The schematic on the left illustrates treatment adjustment upon progression. A patient colonized (C) with an A-resistant pathogen as indicated by red circles and receiving drug A progresses to symptomatic disease (I) because the current drug is ineffective. Upon progression, the therapy under which the patient deteriorated is switched to drug B. This drug is effectively clearing the infection and the patient becomes susceptible (S) for new colonization. The left panel (A, C) shows a scenario where treatment is adjusted upon progression, the right panel (B, D) shows the same parameter without treatment adjustment. We modeled the scenario without treatment adjustment by setting the progression rate to zero, the treatment frequencies for colonized patients were adjusted to correspond to the overall treatment frequencies in our standard settings. The x-axis gives the period length, the y-axis the prevalence of single-resistant carriers relative to Mixing. The upper panel (A, B) shows the prevalence of colonized (green), symptomatically infected (black) and symptomatic patients who are inappropriately treated (grey). The lower panel (C, D) shows the genotype composition depending on the period length: red indicates resistance to A, blue resistance to B, and purple resistance to both drugs. The dotted black line indicates no difference in prevalence.

Figure 4. Compartmental model for single strain.

Explanations of the parameters, their standard values, the range over which we varied these parameters, as well as references are given in table S6. The compartments are: P = protected patients; S = susceptible patients; C = colonized patients; I = infected patients; E = environment. The color coded arrows indicate: violet = environmental contamination & decay; blue = admission & mortality/discharge; green = decolonization & recovery (this does not necessarily indicate full clearance of the pathogen from all body compartments, rather, it describes that the bacterial population has decreased sufficiently to allow a new strain to take over); orange = progression; red = transmission.
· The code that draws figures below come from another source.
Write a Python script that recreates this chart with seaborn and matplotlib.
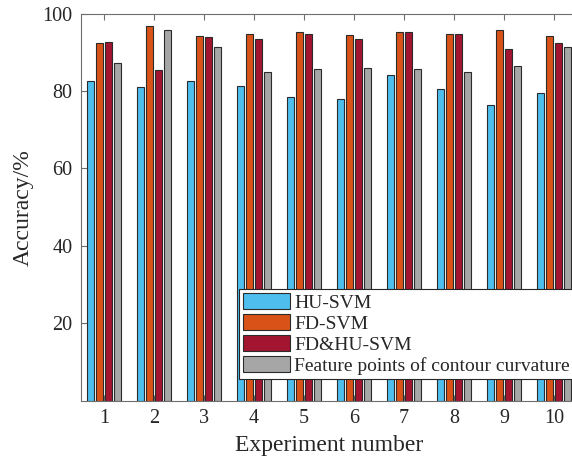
import numpy as np
import pandas as pd
import matplotlib
matplotlib.use("Agg")
import matplotlib.pyplot as plt
import seaborn as sns

# Classification accuracy (%) for each experiment and method
experiments = ["1", "2", "3", "4", "5", "6", "7", "8", "9", "10"]
hu_svm = [82.5, 81.1, 82.5, 81.4, 78.4, 77.9, 84.1, 80.4, 76.4, 79.6]
fd_svm = [92.3, 96.8, 94.3, 94.6, 95.1, 94.5, 95.3, 94.7, 95.7, 94.3]
fd_hu_svm = [92.6, 85.3, 94.0, 93.3, 94.7, 93.5, 95.3, 94.7, 90.8, 92.5]
contour_pts = [87.1, 95.7, 91.3, 85.0, 85.6, 85.9, 85.7, 85.0, 86.4, 91.3]

methods = ["HU-SVM", "FD-SVM", "FD&HU-SVM", "Feature points of contour curvature"]
colors = ["#4DBEEE", "#D95319", "#A2142F", "#A6A6A6"]
yticks = [20, 40, 60, 80, 100]

df = pd.DataFrame({
    "Experiment": np.tile(experiments, 4),
    "Accuracy": hu_svm + fd_svm + fd_hu_svm + contour_pts,
    "Method": np.repeat(methods, len(experiments)),
})

sns.set_theme(style="white")
plt.rcParams["font.family"] = ["Liberation Serif", "DejaVu Serif"]
plt.rcParams["text.color"] = "#262626"

fig = plt.figure(figsize=(5.72, 4.61), dpi=100)
ax = fig.add_axes([0.1416, 0.1302, 0.867, 0.8405])

sns.barplot(data=df, x="Experiment", y="Accuracy", hue="Method",
            hue_order=methods, order=experiments, palette=colors,
            width=0.727, gap=0.2, errorbar=None, saturation=1,
            edgecolor="#2b2b2b", linewidth=0.8, ax=ax)

ax.set_xlim(-0.46, 9.46)
ax.set_ylim(0, 100)
ax.set_yticks(yticks)
ax.set_xlabel("Experiment number", fontsize=17, color="#262626", labelpad=5)
ax.set_ylabel("Accuracy/%", fontsize=17, color="#262626", labelpad=6)

for side in ["left", "bottom", "top", "right"]:
    ax.spines[side].set_visible(True)
    ax.spines[side].set_color("#6e6e6e")
    ax.spines[side].set_linewidth(0.8)
ax.tick_params(axis="both", direction="in", length=4, width=0.8,
               color="#6e6e6e", labelsize=14.5, labelcolor="#262626",
               top=True, right=True, left=True, bottom=True, pad=6)

leg = ax.legend(loc="upper left", bbox_to_anchor=(239 / 572, 1 - 289 / 461),
                bbox_transform=fig.transFigure, fontsize=14, frameon=True,
                fancybox=False, framealpha=1, edgecolor="#262626",
                handlelength=2.4, handleheight=0.9, handletextpad=0.25,
                labelspacing=0.12, borderpad=0.2, borderaxespad=0)
leg.get_frame().set_linewidth(0.8)

fig.savefig("out.png", dpi=100)
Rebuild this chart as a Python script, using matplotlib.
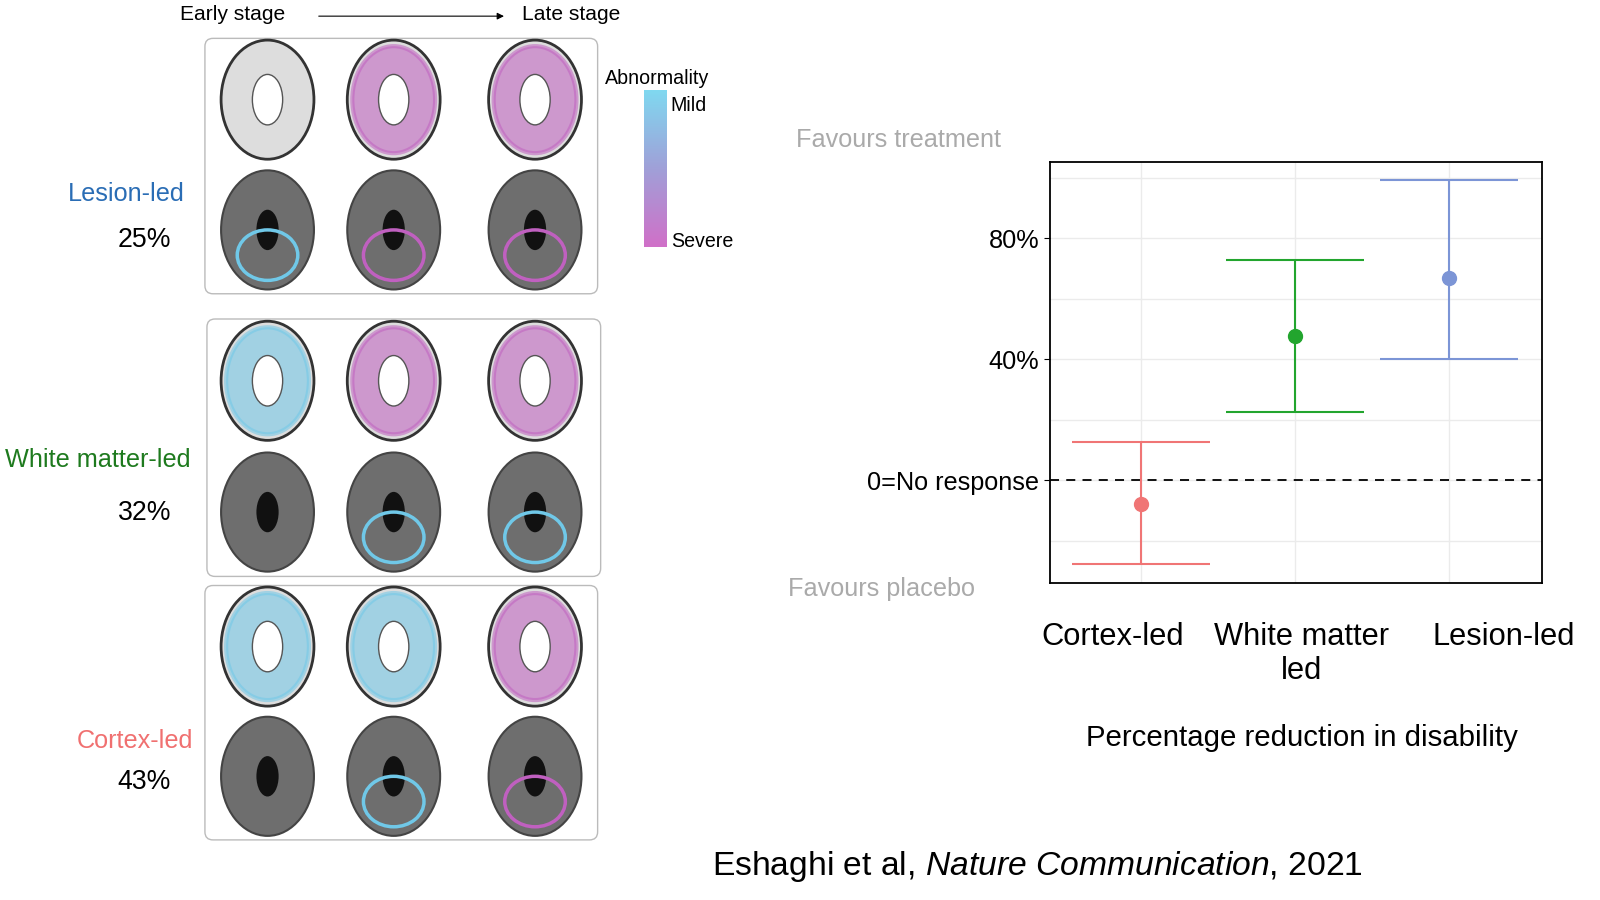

Figure 5. Treatment algorithm.

The superscript denotes the treatment status. Colonized patients are assigned with frequencies f _p and f _p,AB to treatment for other causes than symptomatic infections with the organism under consideration. If they progress to symptomatic disease and were previously treated with a single drug, this drug is then switched, while patients on both drugs remain on their treatment. Infected patients are assigned to treatments according to the current treatment strategy (mixing or cycling) immediately upon entering the ward.